• **WHAT THE TASK ASKS**:
For the data below, work out how many lines include the string "document" and report only the number.

[Begin INFORMATION SHOWN]

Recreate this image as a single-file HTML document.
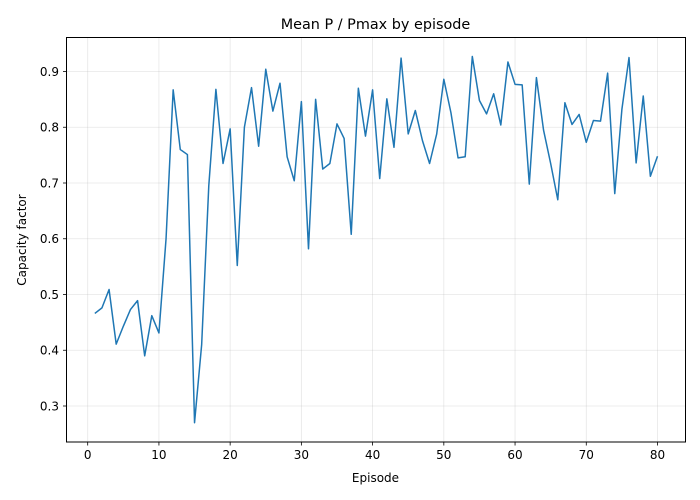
<!DOCTYPE html>
<html><head><meta charset="utf-8"><style>
body{margin:0;background:#fff;}
svg{display:block;font-family:"DejaVu Sans","Liberation Sans",sans-serif;}
</style></head><body>
<svg id="chart" width="700" height="500" viewBox="0 0 700 500" xmlns="http://www.w3.org/2000/svg">
<rect width="700" height="500" fill="#fff"/>
<g id="grid"></g>
<g id="xticks"></g>
<g id="yticks"></g>
<path id="line" fill="none" stroke="#1f77b4" stroke-width="1.5" stroke-linejoin="round"/>
<rect x="66.5" y="37.5" width="619" height="404.5" fill="none" stroke="#000" stroke-width="1"/>
<text x="375.5" y="29" text-anchor="middle" font-size="14.4">Mean P / Pmax by episode</text>
<text x="375.5" y="482" text-anchor="middle" font-size="12">Episode</text>
<text transform="translate(26,240) rotate(-90)" text-anchor="middle" font-size="12">Capacity factor</text>
</svg>
<script>
const episodes=[];for(let i=1;i<=80;i++)episodes.push(i);
const values=[.466,.476,.509,.411,.443,.473,.489,.390,.462,.431,.600,.867,.760,.751,.270,.410,.695,.868,.735,.797,.552,.800,.871,.766,.904,.829,.879,.747,.704,.846,.582,.850,.725,.735,.806,.780,.608,.870,.784,.867,.708,.851,.764,.924,.788,.830,.776,.735,.788,.886,.826,.745,.747,.927,.848,.824,.860,.804,.917,.877,.876,.698,.889,.795,.735,.670,.844,.805,.823,.773,.812,.811,.897,.681,.832,.925,.736,.856,.712,.748];
const xTicks=[0,10,20,30,40,50,60,70,80];
const yTicks=[0.3,0.4,0.5,0.6,0.7,0.8,0.9];
const NS="http://www.w3.org/2000/svg";
function xs(v){return 87.7+v*(657.5-87.7)/80;}
function ys(v){return 71.5+(0.9-v)*557.5;}
const grid=document.getElementById('grid'),gx=document.getElementById('xticks'),gy=document.getElementById('yticks');
function mk(tag,attrs,parent){const e=document.createElementNS(NS,tag);for(const k in attrs)e.setAttribute(k,attrs[k]);parent.appendChild(e);return e;}
xTicks.forEach(t=>{const x=xs(t);
const g=mk('line',{x1:x,x2:x,y1:37.5,y2:442,stroke:'#b0b0b0','stroke-opacity':0.3,'stroke-width':0.8},grid);


const tk=mk('line',{x1:x,x2:x,y1:442,y2:445.5,stroke:'#000','stroke-width':0.8},gx);


const tx=mk('text',{x:x,y:459,'text-anchor':'middle','font-size':12},gx);tx.textContent=t;

});
yTicks.forEach(t=>{const y=ys(t);
const g=mk('line',{x1:66.5,x2:685.5,y1:y,y2:y,stroke:'#b0b0b0','stroke-opacity':0.3,'stroke-width':0.8},grid);


const tk=mk('line',{x1:63,x2:66.5,y1:y,y2:y,stroke:'#000','stroke-width':0.8},gy);


const tx=mk('text',{x:59,y:y+4.3,'text-anchor':'end','font-size':12},gy);tx.textContent=t.toFixed(1);

});
document.getElementById('line').setAttribute('d',values.map((v,i)=>(i?'L':'M')+xs(episodes[i]).toFixed(2)+','+ys(v).toFixed(2)).join(''));
</script>
</body></html>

[End INFORMATION SHOWN]

• **ANSWER TO THE PROBLEM**:
4